— Task directions —
Write the count of lines that contain the word "React" and nothing else.

Excerpt from a dataset
*-*-*

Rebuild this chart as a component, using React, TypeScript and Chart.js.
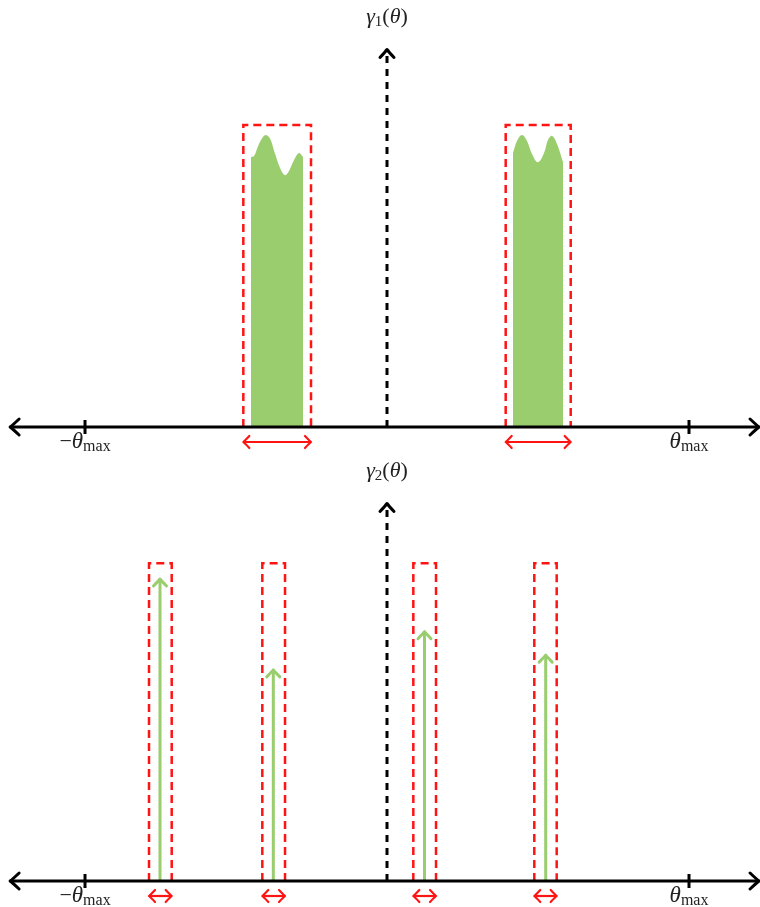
import React, { useEffect, useRef } from "react";
import { Chart, registerables } from "chart.js";
Chart.register(...registerables);

// ---------- data (θ in units of θmax, γ in units of the window height) ----------
const TICKS = [-1, 1];
const TICK_SIGNS = ["−", ""];

// γ1: two continuous bands
const BAND1_THETA = [-0.4503, -0.4404, -0.4272, -0.4106, -0.4007, -0.3875, -0.3708, -0.351, -0.3377, -0.3245, -0.3079, -0.2914, -0.2781];
const BAND1_GAMMA = [0.894, 0.897, 0.93, 0.96, 0.967, 0.955, 0.905, 0.851, 0.834, 0.848, 0.884, 0.907, 0.894];
const BAND2_THETA = [0.4172, 0.4305, 0.447, 0.4636, 0.4801, 0.5, 0.5199, 0.5331, 0.5464, 0.5629, 0.5828];
const BAND2_GAMMA = [0.907, 0.947, 0.967, 0.947, 0.904, 0.877, 0.907, 0.95, 0.964, 0.937, 0.877];
const TOP_BOX_LEFT = [-0.4758, 0.393];
const TOP_BOX_RIGHT = [-0.2517, 0.6083];
const TOP_BOX_HEIGHT = [1.0, 1.0];

// γ2: four Dirac components
const BOT_BOX_LEFT = [-0.7881, -0.4129, 0.0871, 0.4877];
const BOT_BOX_RIGHT = [-0.7129, -0.3377, 0.1623, 0.5619];
const BOT_BOX_HEIGHT = [1.052, 1.052, 1.052, 1.052];
const DIRAC_THETA = [-0.7517, -0.3765, 0.1242, 0.5255];
const DIRAC_GAMMA = [1.0, 0.699, 0.8255, 0.748];

// axis extents
const X_MIN = -1.2815;
const X_MAX = 1.2351;
const AXIS_LEFT = -1.248;
const AXIS_RIGHT = 1.232;
const Y_AXIS_TOP = 1.25;
const UNIT_PX = 302;

const GREEN = "rgb(153,205,110)";
const RED = "rgb(255,20,20)";
const SERIF = "'Liberation Serif', 'DejaVu Serif', serif";

type Part = { t: string; font: string; dy: number };

function drawMath(ctx: CanvasRenderingContext2D, parts: Part[], cx: number, baseline: number) {
  let total = 0;
  const widths = parts.map((p) => {
    ctx.font = p.font;
    const w = ctx.measureText(p.t).width;
    total += w;
    return w;
  });
  let x = cx - total / 2;
  ctx.fillStyle = "#222";
  ctx.textBaseline = "alphabetic";
  ctx.textAlign = "left";
  parts.forEach((p, i) => {
    ctx.font = p.font;
    ctx.fillText(p.t, x, baseline + p.dy);
    x += widths[i];
  });
}

function arrowHead(
  ctx: CanvasRenderingContext2D,
  tx: number,
  ty: number,
  dx: number,
  dy: number,
  len: number,
  half: number,
  color: string,
  lw: number
) {
  const nx = -dy;
  const ny = dx;
  const bx = tx - dx * len;
  const by = ty - dy * len;
  ctx.save();
  ctx.strokeStyle = color;
  ctx.lineWidth = lw;
  ctx.lineCap = "round";
  ctx.lineJoin = "round";
  ctx.setLineDash([]);
  ctx.beginPath();
  ctx.moveTo(bx + nx * half, by + ny * half);
  ctx.quadraticCurveTo(tx - dx * len * 0.3 + nx * half * 0.25, ty - dy * len * 0.3 + ny * half * 0.25, tx, ty);
  ctx.quadraticCurveTo(tx - dx * len * 0.3 - nx * half * 0.25, ty - dy * len * 0.3 - ny * half * 0.25, bx - nx * half, by - ny * half);
  ctx.stroke();
  ctx.restore();
}

function makeAxesPlugin(sub: string, boxL: number[], boxR: number[], diracX: number[] | null, diracY: number[] | null) {
  return {
    id: "axes" + sub,
    afterDatasetsDraw(chart: any) {
      const ctx: CanvasRenderingContext2D = chart.ctx;
      const xs = chart.scales.x;
      const ys = chart.scales.y;
      const y0 = ys.getPixelForValue(0);
      const xc = xs.getPixelForValue(0);

      if (diracX && diracY) {
        diracX.forEach((t, i) => {
          arrowHead(ctx, xs.getPixelForValue(t), ys.getPixelForValue(diracY[i]), 0, -1, 7, 6.5, GREEN, 3);
        });
      }

      // x axis
      const xl = xs.getPixelForValue(AXIS_LEFT);
      const xr = xs.getPixelForValue(AXIS_RIGHT);
      ctx.save();
      ctx.strokeStyle = "#000";
      ctx.lineWidth = 3;
      ctx.setLineDash([]);
      ctx.beginPath();
      ctx.moveTo(xl + 1, y0);
      ctx.lineTo(xr - 1, y0);
      ctx.stroke();
      ctx.restore();
      arrowHead(ctx, xl, y0, -1, 0, 9, 8, "#000", 3);
      arrowHead(ctx, xr, y0, 1, 0, 9, 8, "#000", 3);

      // ticks
      TICKS.forEach((t, i) => {
        const px = xs.getPixelForValue(t);
        ctx.save();
        ctx.strokeStyle = "#000";
        ctx.lineWidth = 3;
        ctx.beginPath();
        ctx.moveTo(px, y0 - 7);
        ctx.lineTo(px, y0 + 7);
        ctx.stroke();
        ctx.restore();
        drawMath(
          ctx,
          [
            ...(TICK_SIGNS[i] ? [{ t: TICK_SIGNS[i], font: `22px ${SERIF}`, dy: 0 }] : []),
            { t: "θ", font: `italic 23px ${SERIF}`, dy: 0 },
            { t: "max", font: `16px ${SERIF}`, dy: 3 },
          ],
          px,
          y0 + 21
        );
      });

      // y axis (dashed)
      const yt = ys.getPixelForValue(Y_AXIS_TOP);
      ctx.save();
      ctx.strokeStyle = "#000";
      ctx.lineWidth = 3;
      ctx.setLineDash([7, 6]);
      ctx.beginPath();
      ctx.moveTo(xc, y0);
      ctx.lineTo(xc, yt + 2);
      ctx.stroke();
      ctx.restore();
      arrowHead(ctx, xc, yt, 0, -1, 8, 7, "#000", 3);

      // label
      drawMath(
        ctx,
        [
          { t: "γ", font: `italic 22px ${SERIF}`, dy: 0 },
          { t: sub, font: `15px ${SERIF}`, dy: 3 },
          { t: "(", font: `22px ${SERIF}`, dy: 0 },
          { t: "θ", font: `italic 22px ${SERIF}`, dy: 0 },
          { t: ")", font: `22px ${SERIF}`, dy: 0 },
        ],
        xc,
        yt - 27
      );

      // red width arrows
      boxL.forEach((l, i) => {
        const a = xs.getPixelForValue(l);
        const b = xs.getPixelForValue(boxR[i]);
        const yy = y0 + 15;
        ctx.save();
        ctx.strokeStyle = RED;
        ctx.lineWidth = 2.2;
        ctx.setLineDash([]);
        ctx.beginPath();
        ctx.moveTo(a + 1, yy);
        ctx.lineTo(b - 1, yy);
        ctx.stroke();
        ctx.restore();
        arrowHead(ctx, a, yy, -1, 0, 6, 6, RED, 2.2);
        arrowHead(ctx, b, yy, 1, 0, 6, 6, RED, 2.2);
      });
    },
  };
}

function boxDatasets(L: number[], R: number[], H: number[]) {
  return L.map((l, i) => ({
    data: [
      { x: l, y: 0 },
      { x: l, y: H[i] },
      { x: R[i], y: H[i] },
      { x: R[i], y: 0 },
    ],
    borderColor: RED,
    borderWidth: 2.5,
    borderDash: [8, 5],
    fill: false,
    pointRadius: 0,
    tension: 0,
  }));
}

function Panel({ height, sub, datasets, boxL, boxR, diracX, diracY }: any) {
  const ref = useRef<HTMLCanvasElement | null>(null);
  useEffect(() => {
    if (!ref.current) return;
    const axisPx = 427;
    const chart = new Chart(ref.current, {
      type: "line",
      data: { datasets },
      options: {
        animation: false,
        responsive: false,
        devicePixelRatio: 1,
        events: [],
        layout: { padding: 0 },
        plugins: { legend: { display: false }, tooltip: { enabled: false } },
        scales: {
          x: { type: "linear", display: false, min: X_MIN, max: X_MAX },
          y: {
            type: "linear",
            display: false,
            min: -(height - axisPx) / UNIT_PX,
            max: axisPx / UNIT_PX,
          },
        },
      },
      plugins: [makeAxesPlugin(sub, boxL, boxR, diracX, diracY)],
    } as any);
    return () => chart.destroy();
  }, []);
  return <canvas ref={ref} width={760} height={height} style={{ display: "block", width: 760, height }} />;
}

export default function App() {
  const topSets = [
    {
      data: BAND1_THETA.map((t, i) => ({ x: t, y: BAND1_GAMMA[i] })),
      borderWidth: 0,
      backgroundColor: GREEN,
      borderColor: GREEN,
      fill: "origin",
      pointRadius: 0,
      tension: 0.4,
    },
    {
      data: BAND2_THETA.map((t, i) => ({ x: t, y: BAND2_GAMMA[i] })),
      borderWidth: 0,
      backgroundColor: GREEN,
      borderColor: GREEN,
      fill: "origin",
      pointRadius: 0,
      tension: 0.4,
    },
    ...boxDatasets(TOP_BOX_LEFT, TOP_BOX_RIGHT, TOP_BOX_HEIGHT),
  ];
  const botSets = [
    ...DIRAC_THETA.map((t, i) => ({
      data: [
        { x: t, y: 0 },
        { x: t, y: DIRAC_GAMMA[i] - 1 / UNIT_PX },
      ],
      borderColor: GREEN,
      borderWidth: 3,
      fill: false,
      pointRadius: 0,
      tension: 0,
    })),
    ...boxDatasets(BOT_BOX_LEFT, BOT_BOX_RIGHT, BOT_BOX_HEIGHT),
  ];
  return (
    <div style={{ position: "absolute", left: 0, top: 0, width: 760, height: 907, background: "#fff", overflow: "hidden" }}>
      <Panel height={454} sub="1" datasets={topSets} boxL={TOP_BOX_LEFT} boxR={TOP_BOX_RIGHT} diracX={null} diracY={null} />
      <Panel height={453} sub="2" datasets={botSets} boxL={BOT_BOX_LEFT} boxR={BOT_BOX_RIGHT} diracX={DIRAC_THETA} diracY={DIRAC_GAMMA} />
    </div>
  );
}
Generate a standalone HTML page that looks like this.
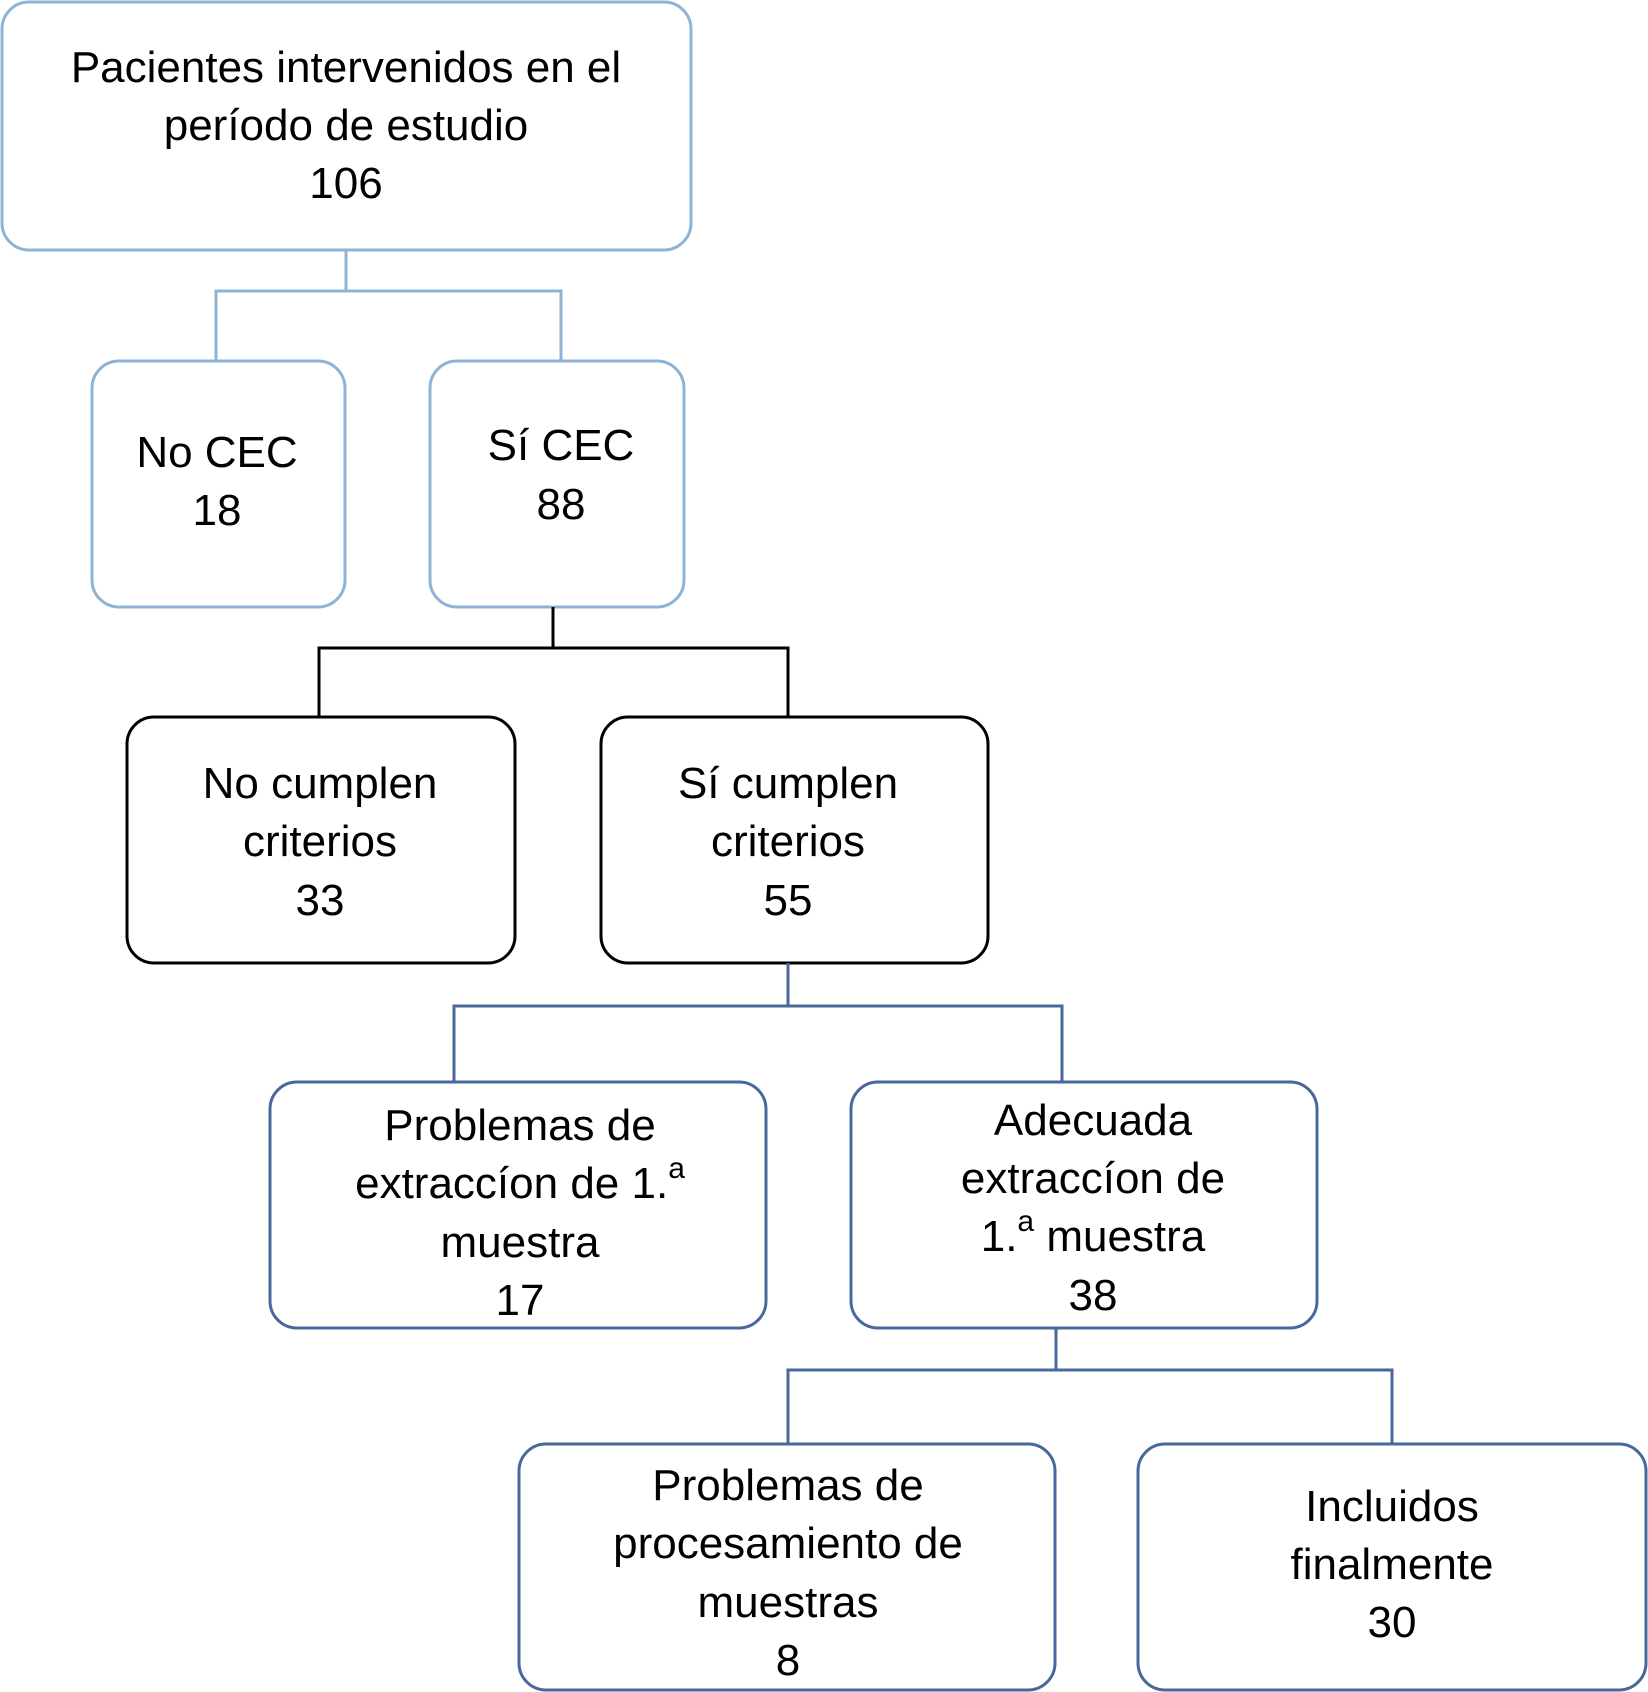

*-*-*

— Problem solution —
2